Спокойствия не получалось: в голосе звучит страх. Ну, держи же себя в руках, говорил он себе.
– Свернули? Когда?..
Кто задает сейчас этот вопрос? – билось в голове у Томаса. – Где я? В Тиндале или в Лондоне? Кто со мной говорит?..
Он услышал свой изменивший тревожный голос:
– Я свернул в рощу и пошел более коротким путем, к Мельничным воротам. Там есть келья, где можно обсушиться. А потом – сюда, к лазарету…
– Услышать исповедь? – Это была уже легкая насмешка, но ему стало легче: значит, его больше ни в чем не подозревают? Допрос кончился. Он оправдан…
– Довольно, Ральф, – произнесла Анна. – Вы не дали брату Томасу отдышаться после долгого похода и сразу набросились с вопросами. Он же совсем измучен.
Она слегка прикоснулась к спине Томаса.
– Прости меня, брат, – сказал ему Ральф. – Как справедливо замечает эта женщина, мне не хватает хорошего воспитания. Но зато вполне хватает моей дьявольской работенки.
– Да, ужасное убийство предстоит раскрыть вам, коронер, – проговорила хранившая все это время молчание Элинор. – И, конечно, любые сведения могут помочь.
Томас понял ее слова как обращенное к нему предложение сказать еще что-то и неохотно заговорил опять:
– С утра сегодня на дороге было много попутчиков, но когда миновали деревню, то потом я уже был один… да, совсем один. Остальные задержались там…
Он замолчал. Что же еще сказать? Про ощущение, будто его кто-то преследует? Нет, это ни к чему. Ну, а раскрывать, зачем он был в Йорке, уж тем более он не имеет права.
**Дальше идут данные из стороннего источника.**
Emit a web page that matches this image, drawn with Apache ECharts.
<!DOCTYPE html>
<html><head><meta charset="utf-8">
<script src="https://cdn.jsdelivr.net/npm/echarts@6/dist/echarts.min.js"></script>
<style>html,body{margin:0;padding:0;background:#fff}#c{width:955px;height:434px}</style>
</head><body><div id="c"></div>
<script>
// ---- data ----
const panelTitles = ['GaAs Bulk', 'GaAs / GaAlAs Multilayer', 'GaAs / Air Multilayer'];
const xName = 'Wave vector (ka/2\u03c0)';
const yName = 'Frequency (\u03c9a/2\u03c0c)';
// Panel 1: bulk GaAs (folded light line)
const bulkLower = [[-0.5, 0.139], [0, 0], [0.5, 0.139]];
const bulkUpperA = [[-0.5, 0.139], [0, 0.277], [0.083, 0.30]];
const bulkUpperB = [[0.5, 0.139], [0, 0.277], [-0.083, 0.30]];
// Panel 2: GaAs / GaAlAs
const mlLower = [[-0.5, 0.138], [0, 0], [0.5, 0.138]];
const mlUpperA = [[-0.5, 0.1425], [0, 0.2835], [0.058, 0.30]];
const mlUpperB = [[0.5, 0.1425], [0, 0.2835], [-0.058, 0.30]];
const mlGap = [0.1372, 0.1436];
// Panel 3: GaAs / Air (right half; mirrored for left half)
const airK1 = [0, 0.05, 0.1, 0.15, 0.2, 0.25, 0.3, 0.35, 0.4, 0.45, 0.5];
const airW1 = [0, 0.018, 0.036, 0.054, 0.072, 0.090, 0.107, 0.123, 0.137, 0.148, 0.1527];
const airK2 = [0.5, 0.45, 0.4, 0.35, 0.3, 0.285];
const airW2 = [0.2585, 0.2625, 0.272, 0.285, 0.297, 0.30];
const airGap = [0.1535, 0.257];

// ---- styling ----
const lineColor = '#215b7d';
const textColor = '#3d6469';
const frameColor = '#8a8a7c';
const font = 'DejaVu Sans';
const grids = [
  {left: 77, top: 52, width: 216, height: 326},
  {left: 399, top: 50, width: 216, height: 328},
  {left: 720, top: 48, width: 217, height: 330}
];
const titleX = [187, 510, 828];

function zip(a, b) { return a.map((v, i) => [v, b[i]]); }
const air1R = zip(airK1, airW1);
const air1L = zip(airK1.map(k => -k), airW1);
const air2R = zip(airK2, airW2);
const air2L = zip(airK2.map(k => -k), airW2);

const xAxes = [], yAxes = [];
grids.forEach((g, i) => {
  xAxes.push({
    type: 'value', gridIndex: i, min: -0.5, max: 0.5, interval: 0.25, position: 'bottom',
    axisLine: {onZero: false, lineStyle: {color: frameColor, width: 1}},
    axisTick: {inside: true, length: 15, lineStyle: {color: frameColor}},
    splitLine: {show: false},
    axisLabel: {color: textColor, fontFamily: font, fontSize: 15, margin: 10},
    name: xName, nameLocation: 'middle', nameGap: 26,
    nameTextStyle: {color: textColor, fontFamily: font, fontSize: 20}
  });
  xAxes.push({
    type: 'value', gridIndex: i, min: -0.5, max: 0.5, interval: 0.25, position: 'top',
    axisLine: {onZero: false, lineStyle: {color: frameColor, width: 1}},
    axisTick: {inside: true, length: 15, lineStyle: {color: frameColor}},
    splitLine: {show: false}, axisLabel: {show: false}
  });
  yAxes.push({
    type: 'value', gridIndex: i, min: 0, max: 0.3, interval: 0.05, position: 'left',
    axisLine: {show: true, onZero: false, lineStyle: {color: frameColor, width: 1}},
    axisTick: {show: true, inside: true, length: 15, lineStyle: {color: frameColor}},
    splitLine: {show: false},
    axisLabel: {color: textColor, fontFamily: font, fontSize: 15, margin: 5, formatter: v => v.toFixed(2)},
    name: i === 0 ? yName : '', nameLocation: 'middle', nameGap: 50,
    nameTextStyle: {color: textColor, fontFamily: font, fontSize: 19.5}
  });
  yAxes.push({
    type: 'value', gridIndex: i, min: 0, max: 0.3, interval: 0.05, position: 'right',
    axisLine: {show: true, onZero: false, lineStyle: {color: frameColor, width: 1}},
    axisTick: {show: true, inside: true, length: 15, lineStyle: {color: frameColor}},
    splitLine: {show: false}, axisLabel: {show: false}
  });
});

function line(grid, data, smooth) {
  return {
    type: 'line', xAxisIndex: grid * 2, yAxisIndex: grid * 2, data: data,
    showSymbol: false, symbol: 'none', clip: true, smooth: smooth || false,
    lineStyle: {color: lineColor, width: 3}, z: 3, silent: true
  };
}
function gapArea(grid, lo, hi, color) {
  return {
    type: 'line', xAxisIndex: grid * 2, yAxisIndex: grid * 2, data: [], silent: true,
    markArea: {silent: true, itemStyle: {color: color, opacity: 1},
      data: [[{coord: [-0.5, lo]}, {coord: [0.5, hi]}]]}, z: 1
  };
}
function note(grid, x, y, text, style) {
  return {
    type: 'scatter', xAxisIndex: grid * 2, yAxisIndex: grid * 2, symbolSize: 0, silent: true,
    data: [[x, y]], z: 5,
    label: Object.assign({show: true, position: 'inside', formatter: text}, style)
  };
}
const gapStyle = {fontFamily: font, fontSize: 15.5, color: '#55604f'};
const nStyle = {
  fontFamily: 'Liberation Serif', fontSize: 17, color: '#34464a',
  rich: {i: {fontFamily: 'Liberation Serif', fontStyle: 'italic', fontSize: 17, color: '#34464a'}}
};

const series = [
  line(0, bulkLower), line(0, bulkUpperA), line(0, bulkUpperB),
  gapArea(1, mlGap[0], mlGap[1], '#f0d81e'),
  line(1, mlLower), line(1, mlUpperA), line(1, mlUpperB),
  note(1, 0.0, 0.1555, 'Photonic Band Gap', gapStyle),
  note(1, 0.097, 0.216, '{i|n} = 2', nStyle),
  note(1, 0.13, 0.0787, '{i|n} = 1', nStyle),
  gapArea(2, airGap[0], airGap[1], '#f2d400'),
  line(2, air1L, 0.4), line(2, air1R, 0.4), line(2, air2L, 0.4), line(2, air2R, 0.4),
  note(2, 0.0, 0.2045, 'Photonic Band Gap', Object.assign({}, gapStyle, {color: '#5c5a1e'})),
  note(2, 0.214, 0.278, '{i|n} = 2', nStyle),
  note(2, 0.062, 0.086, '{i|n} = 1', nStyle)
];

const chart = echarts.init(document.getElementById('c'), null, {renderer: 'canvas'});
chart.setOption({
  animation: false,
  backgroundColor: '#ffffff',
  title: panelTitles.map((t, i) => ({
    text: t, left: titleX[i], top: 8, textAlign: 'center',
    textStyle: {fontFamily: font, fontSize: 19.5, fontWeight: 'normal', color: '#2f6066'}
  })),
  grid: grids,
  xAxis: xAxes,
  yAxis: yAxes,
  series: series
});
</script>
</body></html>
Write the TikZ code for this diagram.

Ральф, видимо, позабыл о нем и думать: он уставился на потолок больничной палаты словно плотник, изучающий результаты своей работы, и потом, взглянув на Элинор, произнес:
– Мертвец все еще лежит, привязанный к лошади моего помощника. Я полагаю, сестра Анна должна его осмотреть… Со своей стороны я помогу в чем нужно…
– Конечно, Ральф. Пускай этот скорбный груз доставят ко входу в мужскую часовню. Там его положат на подставку и прикроют, я распоряжусь.
– Благодарю, миледи.
Элинор сделала знак Анне, они обе вышли из палаты. Ральф так долго смотрел им вслед, что Томас решил: тот забыл о его присутствии, и напомнил о себе, кашлянув.
Ральф повернулся к нему и быстро проговорил:
– Вы разве не пойдете в часовню, брат? Когда мертвеца положат там, я бы хотел, чтобы вы взглянули на его лицо. Может, узнаете в нем одного из сегодняшних попутчиков?
– Хорошо, коронер, я пойду туда с вами.
Он на секунду прикрыл глаза и почувствовал, что почти освободился от прежней тяжести, давившей на душу. Но почему она не оставит его совсем? Почему он никак не может забыть то время в темнице, когда он валялся в собственных нечистотах, а крысы шныряли по его беспомощному телу? Пора, пора выкинуть все это из головы и жить настоящим.
А в настоящем требуется, чтобы он пошел сейчас в часовню и посмотрел в лицо мертвецу. И он сделает это. А прошлое пускай остается в прошлом.